Before and after this, attrition through encroachment, intimidation and theft took away the Batwa’s land. Neighbors began extending the boundaries of their fields to incorporate Batwa land, especially if this land was forested or fallow. This is often done subtly and over extended periods, but can also occur in leaps and bounds, often accompanied by threats and intimidation. Only exceptionally do Batwa who lose land this way go to local authorities to complain. They do not believe they will be given a fair hearing and rightfully so. In some cases local authorities are themselves implicated in the attrition. When locals collude with local authorities, as well as with national governments or international donor agencies, direct land theft is common. Unfortunately, many examples show that the government and the justice system are reluctant to challenge this and the Batwa’s right to equality before the law is being severely violated.[16]

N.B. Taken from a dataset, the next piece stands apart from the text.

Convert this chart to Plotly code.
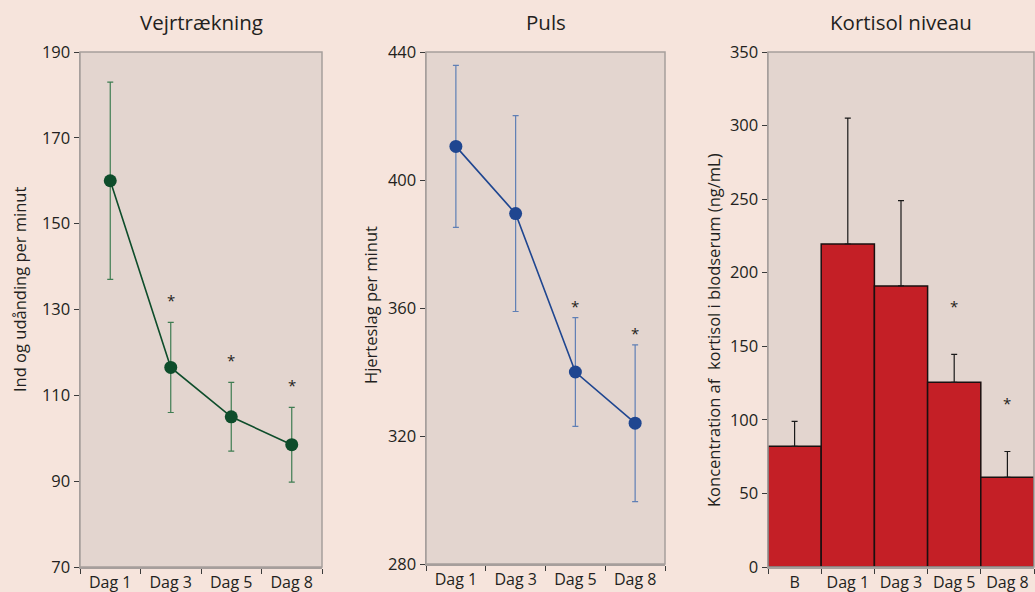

While most rural Rwandans live from farming, this is difficult for the Batwa. According to the survey conducted by CAURWA in 2004, 78% of Batwa families are tenants on the land they are cultivating. As the farmers’ settlements grow and demand for land intensifies, areas occupied by tenants are recovered to provide for the needs of the landowners’ relatives. Batwa tenants are routinely the first to be evicted. Batwa often feel this is unfair especially when they have been residents for many years. Many refuse to leave, provoking conflicts in which the probabilities of success are heavily weighted against them.

In 2005 the government established the organic law n°08/2005 of land use in Rwanda to address land disputes and modernize land management in line with the open market economy. For instance it regulates the conditions for ownership of land, makes land registration mandatory, provides for land titling and organizes land consolidation. However, its application violates property rights, especially the right to appropriate and prior compensation for land expropriation, especially in relation to the Batwa. The Parliament in Rwanda has the power to pass laws and convert land from private to public use with little consultation. The Batwa face systemic marginalization in national planning processes and are not consulted on major land use policies and the effects on their livelihoods.